What to do:
For this exercise, repeat all of the material verbatim apart from its images.

══ Data shown ══

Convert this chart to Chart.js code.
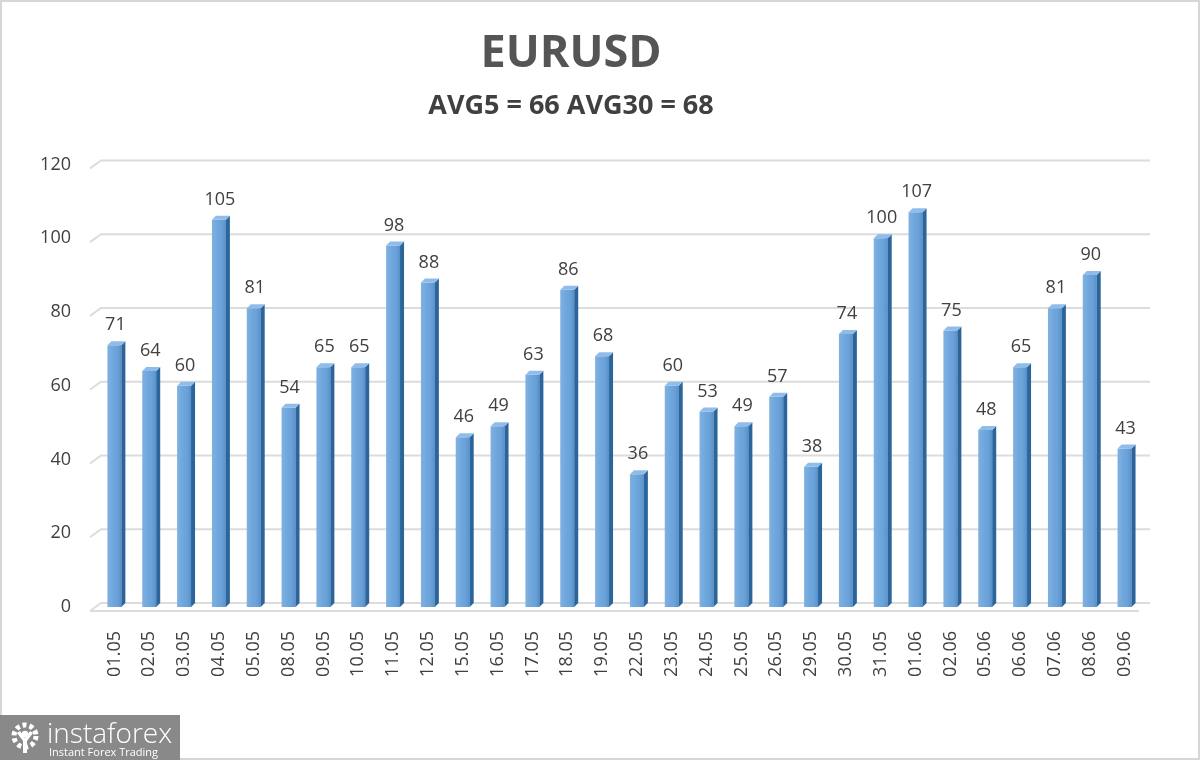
<!DOCTYPE html>
<html>
<head>
<meta charset="utf-8">
<script src="https://cdn.jsdelivr.net/npm/chart.js@4.4.1/dist/chart.umd.min.js"></script>
<style>
  html, body { margin: 0; padding: 0; background: #ffffff; }
  #wrap { position: relative; width: 1200px; height: 760px; overflow: hidden; background: #fff; }
  #frame { position: absolute; left: 0; top: 0; width: 1200px; height: 760px; box-sizing: border-box; border: 2px solid #d6d6d6; pointer-events: none; }
  #logo { position: absolute; left: 0; top: 715px; width: 180px; height: 45px; background: #898989; color: #fff; font-family: "Open Sans", "DejaVu Sans", sans-serif; }
  #logo svg { position: absolute; left: 7px; top: 6px; }
  #logo .big { position: absolute; left: 47px; top: 1px; font-size: 28px; font-weight: 300; line-height: 32px; }
  #logo .small { position: absolute; left: 49px; top: 31px; font-size: 11px; line-height: 12px; }
</style>
</head>
<body>
<div id="wrap">
  <canvas id="c" width="1200" height="760"></canvas>
  <div id="frame"></div>
  <div id="logo">
    <svg width="36" height="34" viewBox="0 0 36 34">
      <g fill="#ffffff">
        <circle cx="18" cy="15" r="11" fill="none" stroke="#fff" stroke-width="5" stroke-dasharray="4 3"/>
        <circle cx="18" cy="13" r="3.2"/>
        <path d="M10 12 L16 20 L16 32 L20 32 L20 20 L26 12 L23 10 L18 17 L13 10 Z"/>
      </g>
    </svg>
    <div class="big">instaforex</div>
    <div class="small">Instant Forex Trading</div>
  </div>
</div>
<script>
const titleText = "EURUSD";
const subtitleText = "AVG5 = 66 AVG30 = 68";
const categories = ["01.05","02.05","03.05","04.05","05.05","08.05","09.05","10.05","11.05","12.05","15.05","16.05","17.05","18.05","19.05","22.05","23.05","24.05","25.05","26.05","29.05","30.05","31.05","01.06","02.06","05.06","06.06","07.06","08.06","09.06"];
const values = [71,64,60,105,81,54,65,65,98,88,46,49,63,86,68,36,60,53,49,57,38,74,100,107,75,48,65,81,90,43];
const yTicks = [0,20,40,60,80,100,120];

const FONT = '"Open Sans", "DejaVu Sans", sans-serif';
const DEPTH = 4;

const gridPlugin = {
  id: 'grid3d',
  beforeDatasetsDraw(chart) {
    const ctx = chart.ctx;
    const ys = chart.scales.y;
    const ca = chart.chartArea;
    ctx.save();
    ctx.strokeStyle = '#dcdcdc';
    ctx.lineWidth = 2;
    yTicks.forEach(v => {
      const y = ys.getPixelForValue(v);
      ctx.beginPath();
      ctx.moveTo(ca.left - 7, y + 4);
      ctx.lineTo(ca.left + 4, y - 4);
      ctx.lineTo(1150, y - 4);
      ctx.stroke();
    });
    const y0 = ys.getPixelForValue(0);
    ctx.beginPath();
    ctx.moveTo(ca.left - 7, y0 + 4);
    ctx.lineTo(1139, y0 + 4);
    ctx.stroke();
    ctx.restore();
  }
};

const bar3dPlugin = {
  id: 'bar3d',
  afterDatasetsDraw(chart) {
    const ctx = chart.ctx;
    const meta = chart.getDatasetMeta(0);
    ctx.save();
    meta.data.forEach((el, i) => {
      const p = el.getProps(['x','y','base','width'], true);
      const l = p.x - p.width / 2, r = p.x + p.width / 2;
      ctx.fillStyle = '#2b659c';
      ctx.beginPath();
      ctx.moveTo(r, p.y);
      ctx.lineTo(r + DEPTH, p.y - DEPTH);
      ctx.lineTo(r + DEPTH, p.base - DEPTH);
      ctx.lineTo(r, p.base);
      ctx.closePath();
      ctx.fill();
      ctx.fillStyle = '#8fbce9';
      ctx.beginPath();
      ctx.moveTo(l, p.y);
      ctx.lineTo(r, p.y);
      ctx.lineTo(r + DEPTH, p.y - DEPTH);
      ctx.lineTo(l + DEPTH, p.y - DEPTH);
      ctx.closePath();
      ctx.fill();
      const g = ctx.createLinearGradient(l, 0, r, 0);
      g.addColorStop(0, 'rgba(255,255,255,0.18)');
      g.addColorStop(0.5, 'rgba(255,255,255,0.05)');
      g.addColorStop(1, 'rgba(0,40,90,0.15)');
      ctx.fillStyle = g;
      ctx.fillRect(l, p.y, p.width, p.base - p.y);
      ctx.fillStyle = '#404040';
      ctx.font = '18px ' + FONT;
      ctx.textAlign = 'center';
      ctx.textBaseline = 'bottom';
      ctx.fillText(String(values[i]), p.x + 1, p.y - DEPTH - 7);
    });
    ctx.restore();
  }
};

new Chart(document.getElementById('c'), {
  type: 'bar',
  data: {
    labels: categories,
    datasets: [{
      data: values,
      backgroundColor: '#64a0da',
      borderWidth: 0,
      categoryPercentage: 1,
      barPercentage: 0.4
    }]
  },
  options: {
    responsive: false,
    animation: false,
    devicePixelRatio: 1,
    layout: { padding: { top: 27, right: 58, left: 0, bottom: 0 } },
    plugins: {
      legend: { display: false },
      tooltip: { enabled: false },
      title: {
        display: true,
        text: titleText,
        color: '#555555',
        font: { family: FONT, size: 45, weight: 'bold' },
        padding: { top: 0, bottom: 9 }
      },
      subtitle: {
        display: true,
        text: subtitleText,
        color: '#404040',
        font: { family: FONT, size: 27, weight: 'bold' },
        padding: { top: 0, bottom: 42 }
      }
    },
    scales: {
      x: {
        grid: { display: false, drawTicks: false },
        border: { display: false },
        ticks: {
          color: '#404040',
          font: { family: FONT, size: 18 },
          minRotation: 90,
          maxRotation: 90,
          autoSkip: false,
          padding: 24
        },
        afterFit(scale) { scale.height = 153; }
      },
      y: {
        min: 0,
        max: 120,
        afterBuildTicks(scale) { scale.ticks = yTicks.map(v => ({ value: v })); },
        grid: { display: false, drawTicks: false },
        border: { display: false },
        ticks: {
          color: '#404040',
          font: { family: FONT, size: 18 },
          padding: 26
        },
        afterFit(scale) { scale.width = 97; }
      }
    }
  },
  plugins: [gridPlugin, bar3dPlugin]
});
</script>
</body>
</html>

═══

Exercise result:
Convert this chart to Chart.js code.
<!DOCTYPE html>
<html>
<head>
<meta charset="utf-8">
<script src="https://cdn.jsdelivr.net/npm/chart.js@4.4.1/dist/chart.umd.min.js"></script>
<style>
  html, body { margin: 0; padding: 0; background: #ffffff; }
  #wrap { position: relative; width: 1200px; height: 760px; overflow: hidden; background: #fff; }
  #frame { position: absolute; left: 0; top: 0; width: 1200px; height: 760px; box-sizing: border-box; border: 2px solid #d6d6d6; pointer-events: none; }
  #logo { position: absolute; left: 0; top: 715px; width: 180px; height: 45px; background: #898989; color: #fff; font-family: "Open Sans", "DejaVu Sans", sans-serif; }
  #logo svg { position: absolute; left: 7px; top: 6px; }
  #logo .big { position: absolute; left: 47px; top: 1px; font-size: 28px; font-weight: 300; line-height: 32px; }
  #logo .small { position: absolute; left: 49px; top: 31px; font-size: 11px; line-height: 12px; }
</style>
</head>
<body>
<div id="wrap">
  <canvas id="c" width="1200" height="760"></canvas>
  <div id="frame"></div>
  <div id="logo">
    <svg width="36" height="34" viewBox="0 0 36 34">
      <g fill="#ffffff">
        <circle cx="18" cy="15" r="11" fill="none" stroke="#fff" stroke-width="5" stroke-dasharray="4 3"/>
        <circle cx="18" cy="13" r="3.2"/>
        <path d="M10 12 L16 20 L16 32 L20 32 L20 20 L26 12 L23 10 L18 17 L13 10 Z"/>
      </g>
    </svg>
    <div class="big">instaforex</div>
    <div class="small">Instant Forex Trading</div>
  </div>
</div>
<script>
const titleText = "EURUSD";
const subtitleText = "AVG5 = 66 AVG30 = 68";
const categories = ["01.05","02.05","03.05","04.05","05.05","08.05","09.05","10.05","11.05","12.05","15.05","16.05","17.05","18.05","19.05","22.05","23.05","24.05","25.05","26.05","29.05","30.05","31.05","01.06","02.06","05.06","06.06","07.06","08.06","09.06"];
const values = [71,64,60,105,81,54,65,65,98,88,46,49,63,86,68,36,60,53,49,57,38,74,100,107,75,48,65,81,90,43];
const yTicks = [0,20,40,60,80,100,120];

const FONT = '"Open Sans", "DejaVu Sans", sans-serif';
const DEPTH = 4;

const gridPlugin = {
  id: 'grid3d',
  beforeDatasetsDraw(chart) {
    const ctx = chart.ctx;
    const ys = chart.scales.y;
    const ca = chart.chartArea;
    ctx.save();
    ctx.strokeStyle = '#dcdcdc';
    ctx.lineWidth = 2;
    yTicks.forEach(v => {
      const y = ys.getPixelForValue(v);
      ctx.beginPath();
      ctx.moveTo(ca.left - 7, y + 4);
      ctx.lineTo(ca.left + 4, y - 4);
      ctx.lineTo(1150, y - 4);
      ctx.stroke();
    });
    const y0 = ys.getPixelForValue(0);
    ctx.beginPath();
    ctx.moveTo(ca.left - 7, y0 + 4);
    ctx.lineTo(1139, y0 + 4);
    ctx.stroke();
    ctx.restore();
  }
};

const bar3dPlugin = {
  id: 'bar3d',
  afterDatasetsDraw(chart) {
    const ctx = chart.ctx;
    const meta = chart.getDatasetMeta(0);
    ctx.save();
    meta.data.forEach((el, i) => {
      const p = el.getProps(['x','y','base','width'], true);
      const l = p.x - p.width / 2, r = p.x + p.width / 2;
      ctx.fillStyle = '#2b659c';
      ctx.beginPath();
      ctx.moveTo(r, p.y);
      ctx.lineTo(r + DEPTH, p.y - DEPTH);
      ctx.lineTo(r + DEPTH, p.base - DEPTH);
      ctx.lineTo(r, p.base);
      ctx.closePath();
      ctx.fill();
      ctx.fillStyle = '#8fbce9';
      ctx.beginPath();
      ctx.moveTo(l, p.y);
      ctx.lineTo(r, p.y);
      ctx.lineTo(r + DEPTH, p.y - DEPTH);
      ctx.lineTo(l + DEPTH, p.y - DEPTH);
      ctx.closePath();
      ctx.fill();
      const g = ctx.createLinearGradient(l, 0, r, 0);
      g.addColorStop(0, 'rgba(255,255,255,0.18)');
      g.addColorStop(0.5, 'rgba(255,255,255,0.05)');
      g.addColorStop(1, 'rgba(0,40,90,0.15)');
      ctx.fillStyle = g;
      ctx.fillRect(l, p.y, p.width, p.base - p.y);
      ctx.fillStyle = '#404040';
      ctx.font = '18px ' + FONT;
      ctx.textAlign = 'center';
      ctx.textBaseline = 'bottom';
      ctx.fillText(String(values[i]), p.x + 1, p.y - DEPTH - 7);
    });
    ctx.restore();
  }
};

new Chart(document.getElementById('c'), {
  type: 'bar',
  data: {
    labels: categories,
    datasets: [{
      data: values,
      backgroundColor: '#64a0da',
      borderWidth: 0,
      categoryPercentage: 1,
      barPercentage: 0.4
    }]
  },
  options: {
    responsive: false,
    animation: false,
    devicePixelRatio: 1,
    layout: { padding: { top: 27, right: 58, left: 0, bottom: 0 } },
    plugins: {
      legend: { display: false },
      tooltip: { enabled: false },
      title: {
        display: true,
        text: titleText,
        color: '#555555',
        font: { family: FONT, size: 45, weight: 'bold' },
        padding: { top: 0, bottom: 9 }
      },
      subtitle: {
        display: true,
        text: subtitleText,
        color: '#404040',
        font: { family: FONT, size: 27, weight: 'bold' },
        padding: { top: 0, bottom: 42 }
      }
    },
    scales: {
      x: {
        grid: { display: false, drawTicks: false },
        border: { display: false },
        ticks: {
          color: '#404040',
          font: { family: FONT, size: 18 },
          minRotation: 90,
          maxRotation: 90,
          autoSkip: false,
          padding: 24
        },
        afterFit(scale) { scale.height = 153; }
      },
      y: {
        min: 0,
        max: 120,
        afterBuildTicks(scale) { scale.ticks = yTicks.map(v => ({ value: v })); },
        grid: { display: false, drawTicks: false },
        border: { display: false },
        ticks: {
          color: '#404040',
          font: { family: FONT, size: 18 },
          padding: 26
        },
        afterFit(scale) { scale.width = 97; }
      }
    }
  },
  plugins: [gridPlugin, bar3dPlugin]
});
</script>
</body>
</html>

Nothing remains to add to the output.